There's a nice Voronoi diagram example program here (including source code for Delphi 5/6).
I think "points on the surface of a sphere" means that you first have to remap them to 2D-coordinates, create the Voronoi diagram and then remap them to sphere surface coordinates. Are the two formulas from Wikipedia UV mapping article working here?
Also notice that the Voronoi diagram will have the wrong topology (it is inside a rectangle and does not "wrap around"), here it could help to copy all the points from (0,0)-(x, y) to the neighbour regions above (0, -y * 2)-(x, 0), below (0, y)-(x, y * 2), left (-x, 0)-(0, y) and right (x, 0)-(x*2, y). I hope you know what I mean, feel free to ask :)
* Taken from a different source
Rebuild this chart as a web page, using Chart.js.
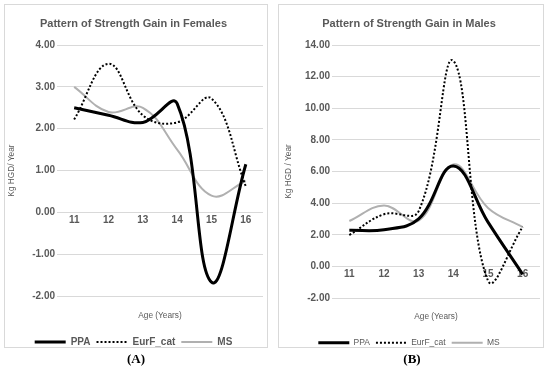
<!DOCTYPE html>
<html>
<head>
<meta charset="utf-8">
<script src="https://cdn.jsdelivr.net/npm/chart.js@4.4.0/dist/chart.umd.min.js"></script>
<style>
  body { margin: 0; background: #fff; width: 550px; height: 368px; position: relative; overflow: hidden; }
  .panel { position: absolute; top: 4px; height: 344px; border: 1px solid #d9d9d9; box-sizing: border-box; }
  .panel canvas { position: absolute; left: -1px; top: 0; }
  .tag { position: absolute; top: 351px; font: bold 13px "Liberation Serif", serif; color: #000; width: 40px; text-align: center; }
</style>
</head>
<body>
<div class="panel" style="left:4px;width:264px"><canvas id="femChart" width="264" height="352"></canvas></div>
<div class="panel" style="left:278px;width:266px"><canvas id="maleChart" width="266" height="352"></canvas></div>
<div class="tag" style="left:116px">(A)</div>
<div class="tag" style="left:392px">(B)</div>
<script>
const ages = ['11', '12', '13', '14', '15', '16'];
const seriesNames = ['PPA', 'EurF_cat', 'MS'];

const femalePPA = [2.50, 2.32, 2.15, 2.60, -1.67, 1.15];
const femaleEurF = [2.22, 3.55, 2.32, 2.15, 2.72, 0.62];
const femaleMS = [3.00, 2.40, 2.50, 1.50, 0.40, 0.75];

const malePPA = [2.28, 2.32, 3.00, 6.35, 2.80, -0.50];
const maleEurF = [1.98, 3.30, 3.50, 13.00, -0.90, 2.50];
const maleMS = [2.87, 3.85, 2.90, 6.45, 3.70, 2.49];

const textGray = '#595959';
const gridGray = '#d9d9d9';
const fontFam = '"Liberation Sans", Arial, sans-serif';

function makeChart(id, cfg) {
    const ctx = document.getElementById(id).getContext('2d');
    return new Chart(ctx, {
        type: 'line',
        data: {
            labels: ages,
            datasets: [
                { label: seriesNames[0], data: cfg.ppa, borderColor: '#000', backgroundColor: '#000', borderWidth: 3, tension: cfg.tension, pointRadius: 0 },
                { label: seriesNames[1], data: cfg.eurf, borderColor: '#000', backgroundColor: '#000', borderWidth: 2, borderDash: [2, 2], tension: cfg.tension, pointRadius: 0 },
                { label: seriesNames[2], data: cfg.ms, borderColor: '#b0b0b0', backgroundColor: '#b0b0b0', borderWidth: 2, tension: cfg.tension, pointRadius: 0 }
            ]
        },
        options: {
            responsive: false,
            animation: false,
            layout: { padding: { left: 0, right: cfg.padRight, top: 0, bottom: 0 } },
            plugins: {
                title: {
                    display: true,
                    text: cfg.title,
                    color: textGray,
                    font: { family: fontFam, size: 11, weight: 'bold' },
                    padding: { top: 12.7, bottom: 14.1 }
                },
                legend: {
                    position: 'bottom',
                    labels: {
                        boxWidth: 31,
                        boxHeight: 0,
                        padding: 6,
                        color: textGray,
                        font: { family: fontFam, size: cfg.legendSize, weight: cfg.legendWeight }
                    }
                },
                tooltip: { enabled: false }
            },
            scales: {
                x: {
                    type: 'category',
                    position: { y: 0 },
                    offset: true,
                    grid: { display: false, drawTicks: false },
                    border: { display: false },
                    ticks: { color: textGray, padding: 2, font: { family: fontFam, size: 10, weight: 'bold' } }
                },
                xt: {
                    type: 'category',
                    position: 'bottom',
                    offset: true,
                    grid: { display: false, drawTicks: false },
                    border: { display: false },
                    ticks: { display: false },
                    title: {
                        display: true,
                        text: 'Age (Years)',
                        color: textGray,
                        font: { family: fontFam, size: 8.3 },
                        padding: { top: cfg.xTitleTop, bottom: cfg.xTitleBottom }
                    }
                },
                y: {
                    min: cfg.yMin,
                    max: cfg.yMax,
                    grid: { color: gridGray, drawTicks: false },
                    border: { display: false },
                    ticks: {
                        stepSize: cfg.step,
                        padding: 2,
                        color: textGray,
                        font: { family: fontFam, size: 10, weight: 'bold' },
                        callback: v => v.toFixed(2)
                    },
                    title: {
                        display: true,
                        text: cfg.yTitle,
                        color: textGray,
                        font: { family: fontFam, size: 8.3 },
                        padding: { top: cfg.yTitlePad, bottom: 0 }
                    },
                    afterFit: s => { s.width = cfg.yWidth; }
                }
            }
        }
    });
}

makeChart('femChart', {
    title: 'Pattern of Strength Gain in Females',
    ppa: femalePPA, eurf: femaleEurF, ms: femaleMS,
    yMin: -2, yMax: 4, step: 1,
    yTitle: 'Kg HGD/ Year',
    yWidth: 53, yTitlePad: 3, padRight: 5,
    xTitleTop: 15, xTitleBottom: 10, legendSize: 10, legendWeight: 'bold',
    tension: 0.4
});

makeChart('maleChart', {
    title: 'Pattern of Strength Gain in Males',
    ppa: malePPA, eurf: maleEurF, ms: maleMS,
    yMin: -2, yMax: 14, step: 2,
    yTitle: 'Kg HGD / Year',
    yWidth: 54, yTitlePad: 5.5, padRight: 4,
    xTitleTop: 14, xTitleBottom: 10.5, legendSize: 8.5, legendWeight: 'normal',
    tension: 0.4
});
</script>
</body>
</html>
CGAL is working on the "spherical kernel" package, which would allow to compute exactly these kind of things. Unfortunately, is not released yet, but maybe it will be in their next release, since they already mentioned it in a google tech talk in march
If your points are within one hemisphere, you could do a gnomonic projection from spherical to planar coordinates, and then triangulate, since great-circles become straight lines of shortest distance.
Quoting from this reference: http://www.qhull.org/html/qdelaun.htm
To compute the Delaunay triangulation of points on a sphere, compute their convex hull. If the sphere is the unit sphere at the origin, the facet normals are the Voronoi vertices of the input.